**Set problem**. Write out the opening lines of the data word for word, up to and including the line with "50, 38, 25];", and leave every picture and every later line out.
--- START ---
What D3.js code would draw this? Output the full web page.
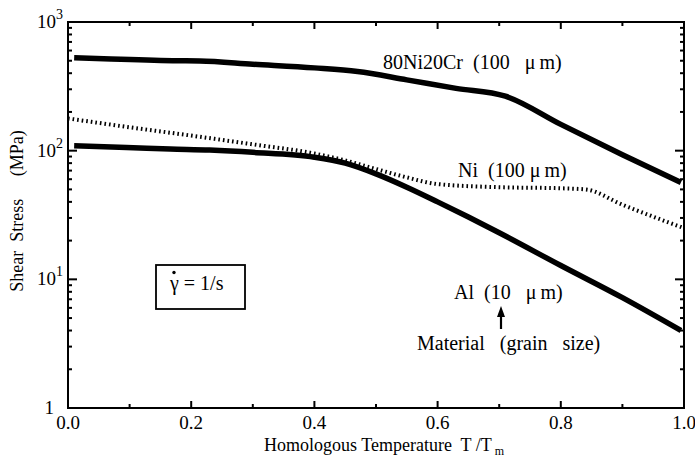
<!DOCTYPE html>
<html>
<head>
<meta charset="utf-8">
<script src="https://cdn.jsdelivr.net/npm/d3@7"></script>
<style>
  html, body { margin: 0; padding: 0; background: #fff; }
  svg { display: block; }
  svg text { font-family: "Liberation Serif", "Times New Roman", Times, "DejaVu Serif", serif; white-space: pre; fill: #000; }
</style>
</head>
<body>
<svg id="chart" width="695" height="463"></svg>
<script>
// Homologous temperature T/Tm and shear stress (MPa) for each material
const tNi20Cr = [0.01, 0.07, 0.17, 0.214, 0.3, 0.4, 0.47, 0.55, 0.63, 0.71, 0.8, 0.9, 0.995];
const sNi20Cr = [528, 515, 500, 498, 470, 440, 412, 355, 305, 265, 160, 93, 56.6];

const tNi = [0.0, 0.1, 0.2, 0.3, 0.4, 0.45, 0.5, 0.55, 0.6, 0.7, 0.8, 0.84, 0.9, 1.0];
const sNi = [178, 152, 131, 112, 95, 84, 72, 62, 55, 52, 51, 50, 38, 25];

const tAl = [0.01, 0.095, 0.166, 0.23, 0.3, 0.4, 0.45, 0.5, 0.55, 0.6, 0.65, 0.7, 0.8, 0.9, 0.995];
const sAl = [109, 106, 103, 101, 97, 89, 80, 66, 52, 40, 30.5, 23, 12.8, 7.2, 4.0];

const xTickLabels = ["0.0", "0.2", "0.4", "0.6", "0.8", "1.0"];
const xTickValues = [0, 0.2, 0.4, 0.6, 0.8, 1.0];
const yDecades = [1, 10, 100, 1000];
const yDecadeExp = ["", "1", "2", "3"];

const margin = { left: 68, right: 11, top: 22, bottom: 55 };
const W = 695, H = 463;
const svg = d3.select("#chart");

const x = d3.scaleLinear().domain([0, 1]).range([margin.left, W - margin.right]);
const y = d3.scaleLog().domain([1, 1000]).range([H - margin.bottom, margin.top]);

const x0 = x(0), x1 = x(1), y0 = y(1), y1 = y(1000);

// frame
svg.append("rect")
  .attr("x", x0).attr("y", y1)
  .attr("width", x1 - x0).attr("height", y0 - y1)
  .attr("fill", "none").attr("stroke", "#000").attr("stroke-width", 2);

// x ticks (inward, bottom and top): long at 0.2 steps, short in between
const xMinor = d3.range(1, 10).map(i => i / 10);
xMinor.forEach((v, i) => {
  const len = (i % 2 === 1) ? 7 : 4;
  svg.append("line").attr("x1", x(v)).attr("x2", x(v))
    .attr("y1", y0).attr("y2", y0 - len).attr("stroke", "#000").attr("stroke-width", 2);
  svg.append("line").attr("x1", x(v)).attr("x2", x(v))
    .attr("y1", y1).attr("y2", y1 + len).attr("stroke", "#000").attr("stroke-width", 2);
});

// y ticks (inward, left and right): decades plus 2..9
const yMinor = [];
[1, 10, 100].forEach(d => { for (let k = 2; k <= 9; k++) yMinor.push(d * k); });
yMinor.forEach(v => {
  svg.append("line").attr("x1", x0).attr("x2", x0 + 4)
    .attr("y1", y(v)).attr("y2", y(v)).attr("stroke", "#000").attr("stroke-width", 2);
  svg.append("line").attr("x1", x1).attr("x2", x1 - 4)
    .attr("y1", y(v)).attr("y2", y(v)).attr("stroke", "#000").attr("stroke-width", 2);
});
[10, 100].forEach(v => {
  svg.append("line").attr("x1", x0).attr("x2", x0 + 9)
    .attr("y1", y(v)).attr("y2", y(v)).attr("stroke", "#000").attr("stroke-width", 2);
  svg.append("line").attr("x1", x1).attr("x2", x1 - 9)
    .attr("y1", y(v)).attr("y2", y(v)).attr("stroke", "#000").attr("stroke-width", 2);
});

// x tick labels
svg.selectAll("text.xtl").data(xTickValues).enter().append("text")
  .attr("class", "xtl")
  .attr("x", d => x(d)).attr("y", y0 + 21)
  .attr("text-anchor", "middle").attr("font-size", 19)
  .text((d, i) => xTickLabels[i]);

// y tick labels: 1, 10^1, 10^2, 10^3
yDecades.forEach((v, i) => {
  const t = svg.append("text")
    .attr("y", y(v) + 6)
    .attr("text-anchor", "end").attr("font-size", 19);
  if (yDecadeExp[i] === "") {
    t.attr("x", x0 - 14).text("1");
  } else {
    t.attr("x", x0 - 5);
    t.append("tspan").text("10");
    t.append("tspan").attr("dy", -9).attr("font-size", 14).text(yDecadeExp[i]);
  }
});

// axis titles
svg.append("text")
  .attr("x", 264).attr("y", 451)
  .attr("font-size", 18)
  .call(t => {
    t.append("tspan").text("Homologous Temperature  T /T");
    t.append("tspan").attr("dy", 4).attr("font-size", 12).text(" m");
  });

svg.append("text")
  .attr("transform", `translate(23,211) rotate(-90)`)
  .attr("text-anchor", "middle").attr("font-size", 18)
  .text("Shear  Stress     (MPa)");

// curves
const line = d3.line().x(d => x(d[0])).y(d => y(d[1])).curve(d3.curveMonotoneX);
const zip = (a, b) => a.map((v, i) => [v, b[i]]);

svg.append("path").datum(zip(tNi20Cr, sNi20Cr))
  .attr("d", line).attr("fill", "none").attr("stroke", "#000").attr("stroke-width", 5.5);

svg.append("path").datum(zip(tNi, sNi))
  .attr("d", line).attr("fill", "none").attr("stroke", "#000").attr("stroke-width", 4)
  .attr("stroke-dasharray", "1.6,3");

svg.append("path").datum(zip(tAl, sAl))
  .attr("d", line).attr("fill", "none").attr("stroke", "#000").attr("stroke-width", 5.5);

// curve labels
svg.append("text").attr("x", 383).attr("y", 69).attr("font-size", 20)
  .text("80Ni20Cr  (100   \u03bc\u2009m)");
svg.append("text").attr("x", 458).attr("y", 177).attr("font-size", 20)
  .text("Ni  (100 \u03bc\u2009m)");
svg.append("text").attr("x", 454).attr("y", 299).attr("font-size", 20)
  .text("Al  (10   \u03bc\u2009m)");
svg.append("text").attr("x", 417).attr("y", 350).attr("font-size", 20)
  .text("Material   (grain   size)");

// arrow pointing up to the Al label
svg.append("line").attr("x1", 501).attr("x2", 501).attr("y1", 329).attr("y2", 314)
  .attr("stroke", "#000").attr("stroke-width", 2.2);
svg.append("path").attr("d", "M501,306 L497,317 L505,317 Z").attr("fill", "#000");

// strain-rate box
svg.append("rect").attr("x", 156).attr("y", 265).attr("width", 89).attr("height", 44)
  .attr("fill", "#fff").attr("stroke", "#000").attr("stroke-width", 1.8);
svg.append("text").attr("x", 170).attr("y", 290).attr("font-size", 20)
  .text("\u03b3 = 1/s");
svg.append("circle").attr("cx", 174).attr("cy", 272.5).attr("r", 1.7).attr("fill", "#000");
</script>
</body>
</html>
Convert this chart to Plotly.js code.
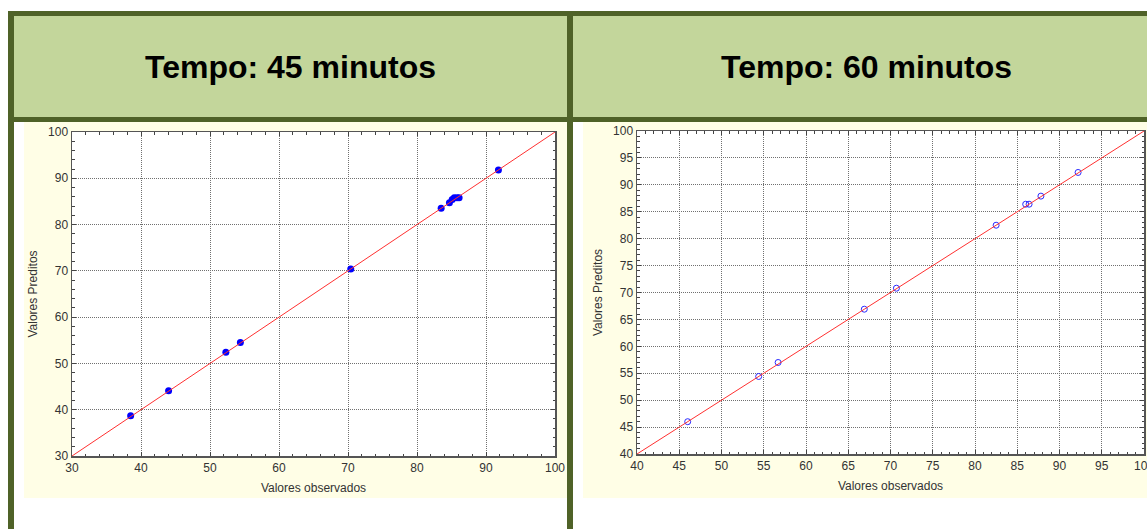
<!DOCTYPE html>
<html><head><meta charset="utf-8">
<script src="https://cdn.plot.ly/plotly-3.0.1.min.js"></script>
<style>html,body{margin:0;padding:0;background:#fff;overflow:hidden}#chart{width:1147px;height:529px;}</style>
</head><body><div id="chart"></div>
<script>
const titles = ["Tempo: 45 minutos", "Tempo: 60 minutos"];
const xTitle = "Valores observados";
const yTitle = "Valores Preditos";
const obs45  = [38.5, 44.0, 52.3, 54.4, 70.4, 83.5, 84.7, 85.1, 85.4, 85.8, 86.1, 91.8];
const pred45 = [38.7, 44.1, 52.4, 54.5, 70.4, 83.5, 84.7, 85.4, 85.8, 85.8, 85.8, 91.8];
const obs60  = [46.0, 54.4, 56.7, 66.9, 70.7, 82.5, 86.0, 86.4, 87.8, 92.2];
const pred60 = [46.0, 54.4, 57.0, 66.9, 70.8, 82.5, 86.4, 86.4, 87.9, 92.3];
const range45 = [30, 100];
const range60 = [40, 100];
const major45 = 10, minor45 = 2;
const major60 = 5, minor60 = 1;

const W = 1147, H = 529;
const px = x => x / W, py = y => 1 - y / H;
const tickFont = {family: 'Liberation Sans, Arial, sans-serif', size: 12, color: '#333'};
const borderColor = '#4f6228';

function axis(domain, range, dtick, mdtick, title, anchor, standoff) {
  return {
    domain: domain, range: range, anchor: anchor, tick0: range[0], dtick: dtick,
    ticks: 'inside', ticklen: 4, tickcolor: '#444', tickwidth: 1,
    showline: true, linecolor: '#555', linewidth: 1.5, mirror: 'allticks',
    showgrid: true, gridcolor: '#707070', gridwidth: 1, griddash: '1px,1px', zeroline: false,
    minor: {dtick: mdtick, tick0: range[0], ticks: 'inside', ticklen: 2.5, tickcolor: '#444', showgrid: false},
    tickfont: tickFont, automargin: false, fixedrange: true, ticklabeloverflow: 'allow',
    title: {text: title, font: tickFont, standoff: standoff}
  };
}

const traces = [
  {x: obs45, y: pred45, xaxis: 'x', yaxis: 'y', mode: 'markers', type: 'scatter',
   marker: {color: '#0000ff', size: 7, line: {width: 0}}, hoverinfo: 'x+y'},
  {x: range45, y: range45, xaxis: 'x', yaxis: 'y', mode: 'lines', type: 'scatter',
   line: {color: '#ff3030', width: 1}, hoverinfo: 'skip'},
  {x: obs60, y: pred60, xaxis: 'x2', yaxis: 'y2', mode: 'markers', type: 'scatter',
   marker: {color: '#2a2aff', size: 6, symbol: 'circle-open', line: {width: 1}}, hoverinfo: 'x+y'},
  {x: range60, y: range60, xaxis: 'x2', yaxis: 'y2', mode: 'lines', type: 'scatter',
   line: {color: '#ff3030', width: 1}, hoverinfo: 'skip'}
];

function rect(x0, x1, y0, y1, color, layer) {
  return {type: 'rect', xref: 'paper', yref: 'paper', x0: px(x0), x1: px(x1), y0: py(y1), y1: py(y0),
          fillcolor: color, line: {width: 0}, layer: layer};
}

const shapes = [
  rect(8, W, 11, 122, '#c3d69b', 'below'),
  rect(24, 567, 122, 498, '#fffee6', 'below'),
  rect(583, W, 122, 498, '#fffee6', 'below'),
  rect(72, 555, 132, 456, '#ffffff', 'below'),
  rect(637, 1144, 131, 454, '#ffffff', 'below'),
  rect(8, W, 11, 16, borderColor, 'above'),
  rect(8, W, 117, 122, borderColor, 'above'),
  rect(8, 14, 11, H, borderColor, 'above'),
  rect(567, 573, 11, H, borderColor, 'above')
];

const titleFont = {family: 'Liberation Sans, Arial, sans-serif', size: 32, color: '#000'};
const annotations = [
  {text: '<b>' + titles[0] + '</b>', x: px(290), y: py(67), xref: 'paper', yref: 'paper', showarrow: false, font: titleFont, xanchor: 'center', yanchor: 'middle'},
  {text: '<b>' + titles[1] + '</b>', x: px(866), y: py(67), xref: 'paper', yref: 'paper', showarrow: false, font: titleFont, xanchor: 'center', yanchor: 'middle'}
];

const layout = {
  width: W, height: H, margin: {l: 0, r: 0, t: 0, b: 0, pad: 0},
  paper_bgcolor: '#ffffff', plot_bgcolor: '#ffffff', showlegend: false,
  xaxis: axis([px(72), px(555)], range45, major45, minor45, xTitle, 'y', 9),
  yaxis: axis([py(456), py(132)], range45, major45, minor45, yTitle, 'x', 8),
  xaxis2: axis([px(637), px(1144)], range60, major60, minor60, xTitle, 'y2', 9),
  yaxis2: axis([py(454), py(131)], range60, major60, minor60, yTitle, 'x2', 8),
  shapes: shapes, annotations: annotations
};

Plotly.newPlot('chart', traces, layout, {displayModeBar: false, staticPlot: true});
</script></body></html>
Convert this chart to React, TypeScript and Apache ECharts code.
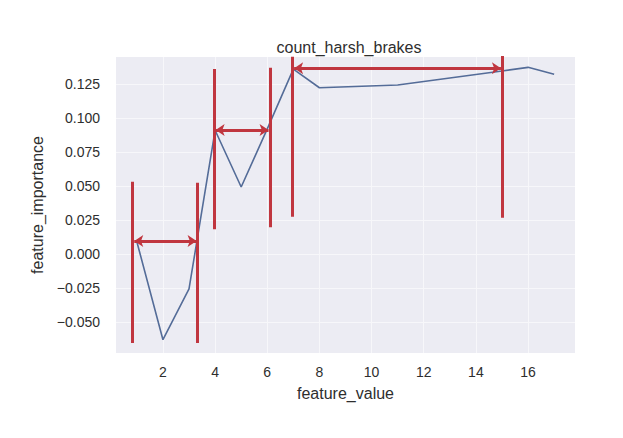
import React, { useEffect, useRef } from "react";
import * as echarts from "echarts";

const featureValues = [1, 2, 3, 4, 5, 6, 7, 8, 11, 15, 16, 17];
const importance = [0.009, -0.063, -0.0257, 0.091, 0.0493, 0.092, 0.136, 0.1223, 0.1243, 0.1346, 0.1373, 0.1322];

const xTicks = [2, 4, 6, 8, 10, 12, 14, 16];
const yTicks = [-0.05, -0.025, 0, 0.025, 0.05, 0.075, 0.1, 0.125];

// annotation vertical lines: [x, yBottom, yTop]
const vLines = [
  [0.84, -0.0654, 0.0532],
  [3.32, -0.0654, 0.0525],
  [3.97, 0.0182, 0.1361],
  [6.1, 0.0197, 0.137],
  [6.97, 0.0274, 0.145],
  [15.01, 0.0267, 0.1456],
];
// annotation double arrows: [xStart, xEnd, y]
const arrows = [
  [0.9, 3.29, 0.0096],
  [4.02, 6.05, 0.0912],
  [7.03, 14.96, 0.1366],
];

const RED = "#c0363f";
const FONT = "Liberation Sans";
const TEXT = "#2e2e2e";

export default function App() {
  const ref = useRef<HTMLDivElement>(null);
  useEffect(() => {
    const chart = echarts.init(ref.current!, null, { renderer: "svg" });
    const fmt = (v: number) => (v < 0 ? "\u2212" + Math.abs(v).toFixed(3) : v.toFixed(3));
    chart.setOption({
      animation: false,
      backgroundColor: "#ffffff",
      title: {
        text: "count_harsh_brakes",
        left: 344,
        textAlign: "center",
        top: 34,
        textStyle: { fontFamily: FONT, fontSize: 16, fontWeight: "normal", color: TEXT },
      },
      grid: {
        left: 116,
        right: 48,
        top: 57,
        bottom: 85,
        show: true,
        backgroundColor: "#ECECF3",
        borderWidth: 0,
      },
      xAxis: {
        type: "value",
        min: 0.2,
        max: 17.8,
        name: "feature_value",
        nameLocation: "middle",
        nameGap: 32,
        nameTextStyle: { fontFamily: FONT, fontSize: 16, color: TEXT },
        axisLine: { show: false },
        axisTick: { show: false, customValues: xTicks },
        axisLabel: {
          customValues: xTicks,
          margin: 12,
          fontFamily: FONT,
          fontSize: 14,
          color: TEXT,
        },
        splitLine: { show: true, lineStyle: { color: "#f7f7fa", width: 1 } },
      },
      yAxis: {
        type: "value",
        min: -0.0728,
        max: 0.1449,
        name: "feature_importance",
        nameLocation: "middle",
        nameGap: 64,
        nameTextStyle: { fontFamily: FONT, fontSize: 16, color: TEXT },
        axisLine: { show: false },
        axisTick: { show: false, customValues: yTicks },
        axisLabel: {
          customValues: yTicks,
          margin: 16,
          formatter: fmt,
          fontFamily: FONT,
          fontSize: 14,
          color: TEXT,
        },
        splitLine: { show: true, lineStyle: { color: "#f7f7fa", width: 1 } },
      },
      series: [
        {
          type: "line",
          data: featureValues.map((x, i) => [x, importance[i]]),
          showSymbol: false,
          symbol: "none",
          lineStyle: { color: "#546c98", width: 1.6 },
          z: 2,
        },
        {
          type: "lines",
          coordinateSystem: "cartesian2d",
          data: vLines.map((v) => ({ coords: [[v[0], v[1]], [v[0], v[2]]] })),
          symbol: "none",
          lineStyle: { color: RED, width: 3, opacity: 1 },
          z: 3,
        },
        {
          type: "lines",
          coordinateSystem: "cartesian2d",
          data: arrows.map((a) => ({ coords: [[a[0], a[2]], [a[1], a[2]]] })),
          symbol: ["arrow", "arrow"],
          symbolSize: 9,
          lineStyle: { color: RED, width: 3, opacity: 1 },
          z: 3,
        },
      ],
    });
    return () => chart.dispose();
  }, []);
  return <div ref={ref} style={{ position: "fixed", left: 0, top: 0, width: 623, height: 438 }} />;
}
--- END ---
**Solution to this exercise**.
What D3.js code would draw this? Output the full web page.
<!DOCTYPE html>
<html>
<head>
<meta charset="utf-8">
<script src="https://cdn.jsdelivr.net/npm/d3@7"></script>
<style>
  html, body { margin: 0; padding: 0; background: #fff; }
  svg { display: block; }
  svg text { font-family: "Liberation Serif", "Times New Roman", Times, "DejaVu Serif", serif; white-space: pre; fill: #000; }
</style>
</head>
<body>
<svg id="chart" width="695" height="463"></svg>
<script>
// Homologous temperature T/Tm and shear stress (MPa) for each material
const tNi20Cr = [0.01, 0.07, 0.17, 0.214, 0.3, 0.4, 0.47, 0.55, 0.63, 0.71, 0.8, 0.9, 0.995];
const sNi20Cr = [528, 515, 500, 498, 470, 440, 412, 355, 305, 265, 160, 93, 56.6];

const tNi = [0.0, 0.1, 0.2, 0.3, 0.4, 0.45, 0.5, 0.55, 0.6, 0.7, 0.8, 0.84, 0.9, 1.0];
const sNi = [178, 152, 131, 112, 95, 84, 72, 62, 55, 52, 51, 50, 38, 25];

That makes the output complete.